What’s most worrying about these statements aren’t the positioning of HBCUs as a crucial element of choice and opportunity for Black students.  Anybody can say that.  But when you couple what these statements say with overall conservative themes on access and Affirmative Action, we could be setting the table for a new separate but equal style of segregation in education.

Let’s not forget, this time last year when those “Stay Mad Abby” memes were floating around, Antonin Scalia had used his seat on the Supreme Court to float the flimsy theory that Black students had a harder time competing at Predominately White Institutions.  In fact, it was Scalia who said;

“There are – there are those who contend that it does not benefit African Americans to ­­ to get them into the University of Texas where they do not do well, as opposed to having them go to a less­-advanced school, a less – a slower-track school where they do well…. One of – one of the briefs pointed out that – that most of the – most of the black scientists in this country don’t come from schools like the University of Texas. They come from lesser schools where they do not feel that they’re – that they’re being pushed ahead in – in classes that are too ­­ too fast for them.”

Knowing what we know about Sec. DeVos’s adherence to orthodoxy over experience, knowing what we know about how some conservatives view Black student performance and equal access, and knowing that Steve Bannon is still pulling the strings in the White House, it’s not so far-fetched to believe that this embrace of HBCUs isn’t based on a commitment to their cultural contributions.  It’s about reestablishing a system of Black schools for Blacks and pushing segregation in higher education as a means of providing “choice.”

Why force the University of Texas to commit itself to a diverse student population and, according to some, “lower their standards,” when they can just offer Texas Southern or another HBCU as a more equitable “choice”?

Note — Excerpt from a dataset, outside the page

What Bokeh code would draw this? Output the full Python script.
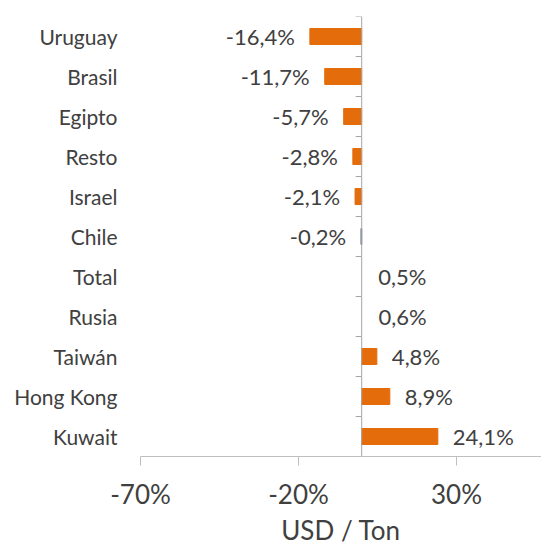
import math
from bokeh.plotting import figure
from bokeh.models import Range1d, FixedTicker, Span, ColumnDataSource
from bokeh.embed import file_html
from bokeh.resources import INLINE
from bokeh.core.properties import value

# ---- data ----
categories = ["Uruguay", "Brasil", "Egipto", "Resto", "Israel", "Chile",
              "Total", "Rusia", "Taiwán", "Hong Kong", "Kuwait"]
values = [-16.4, -11.7, -5.7, -2.8, -2.1, -0.2, 0.5, 0.6, 4.8, 8.9, 24.1]
x_ticks = [-70, -20, 30]
x_tick_labels = ["-70%", "-20%", "30%"]
axis_title = "USD / Ton"

ORANGE = "#E46C0A"
bar_colors = [ORANGE] * 5 + ["#3F5470", ORANGE, ORANGE] + [ORANGE] * 3
bar_alpha = [1] * 6 + [0, 0] + [1] * 3

FONT = "Lato"
TXT = "#404040"

ys = list(range(len(categories)))
labels = [f"{v:.1f}".replace(".", ",") + "%" for v in values]

src = ColumnDataSource(dict(y=ys, v=values, color=bar_colors, alpha=bar_alpha, label=labels))
neg = ColumnDataSource(dict(y=[y for y, v in zip(ys, values) if v < 0],
                            v=[v for v in values if v < 0],
                            label=[l for l, v in zip(labels, values) if v < 0]))
pos = ColumnDataSource(dict(y=[y for y, v in zip(ys, values) if v >= 0],
                            v=[v for v in values if v >= 0],
                            label=[l for l, v in zip(labels, values) if v >= 0]))

p = figure(width=541, height=549,
           x_range=Range1d(-70, 56.9),
           y_range=Range1d(len(categories) - 0.5, -0.5),
           output_backend="svg", toolbar_location=None,
           min_border_left=140, min_border_right=0,
           min_border_top=16, min_border_bottom=93)
p.outline_line_color = None
p.xgrid.visible = False
p.ygrid.visible = False
p.background_fill_color = "white"
p.border_fill_color = "white"

p.hbar(y="y", left=0, right="v", height=0.4, fill_color="color", line_color="color",
       fill_alpha="alpha", line_alpha="alpha", source=src)

# category axis line at zero with boundary ticks
p.add_layout(Span(location=0, dimension="height", line_color="#A6A6A6", line_width=1))
p.ray(x=0, y=[y - 0.5 for y in ys], length=6, length_units="screen", angle=math.pi,
      line_color="#A6A6A6", line_width=1)

# data labels
p.text(x="v", y="y", text="label", x_offset=-15, text_align="right", text_baseline="middle",
       text_font=value(FONT), text_font_size="22px", text_color=TXT, source=neg)
p.text(x="v", y="y", text="label", x_offset=15, text_align="left", text_baseline="middle",
       text_font=value(FONT), text_font_size="22px", text_color=TXT, source=pos)

# x axis
xa = p.xaxis[0]
xa.ticker = FixedTicker(ticks=x_ticks)
xa.major_label_overrides = {t: l for t, l in zip(x_ticks, x_tick_labels)}
xa.axis_line_color = "#BFBFBF"
xa.major_tick_line_color = "#BFBFBF"
xa.major_tick_out = 9
xa.major_tick_in = 0
xa.minor_tick_line_color = None
xa.major_label_text_font = FONT
xa.major_label_text_font_size = "26px"
xa.major_label_text_color = TXT
xa.major_label_standoff = 12
xa.axis_label = axis_title
xa.axis_label_text_font = FONT
xa.axis_label_text_font_size = "26px"
xa.axis_label_text_font_style = "normal"
xa.axis_label_text_color = TXT
xa.axis_label_standoff = 1

# y axis (category labels)
ya = p.yaxis[0]
ya.ticker = FixedTicker(ticks=ys)
ya.major_label_overrides = {y: c for y, c in zip(ys, categories)}
ya.axis_line_color = None
ya.major_tick_line_color = None
ya.minor_tick_line_color = None
ya.major_tick_out = 0
ya.major_tick_in = 0
ya.major_label_standoff = 23
ya.major_label_text_font = FONT
ya.major_label_text_font_size = "21px"
ya.major_label_text_color = TXT

open("out.html", "w").write(file_html(p, INLINE))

Which leads me to my broader thesis about my daughters attending an HBCU.

Let me say this now, if and when my girls decide on where they want to go to school, I will support whatever decision they make.  If they want to go to the University of Illinois or if they want to go to Spelman or if they want to go to Johnson & Wales.  It’s going to be on them to do the work and get the grades to open the doors to opportunity and lead them in whichever way they may go.

I want them to have choices.

I want them to have options.

I want them to be able to go where they think is best for them.

What I don’t want is for them to be compelled to attend an HBCU because they are barred from attending school someplace else.  Like I said, my parents and grandparents are HBCU grads and that’s largely because of the era in which they attended school.

I had the option to pick where I wanted to go and I decided on a HBCU.  I wasn’t forced and I didn’t settle.  I want my girls to go to Hampton or FAMU because THEY see themselves there, not because someone else sees them there.

So when the Trump Administration starts to embrace HBCUs, I get suspicious because I worry that the end result is going to mean more choice with less access, more options with less opportunities, and the return to a time when we supported HBCUs out of necessity over pride.

Oh, and for the record, my kids can attend any HBCU they want that isn’t Howard for undergrad.  The Morehouse Man in me just can’t let that happen.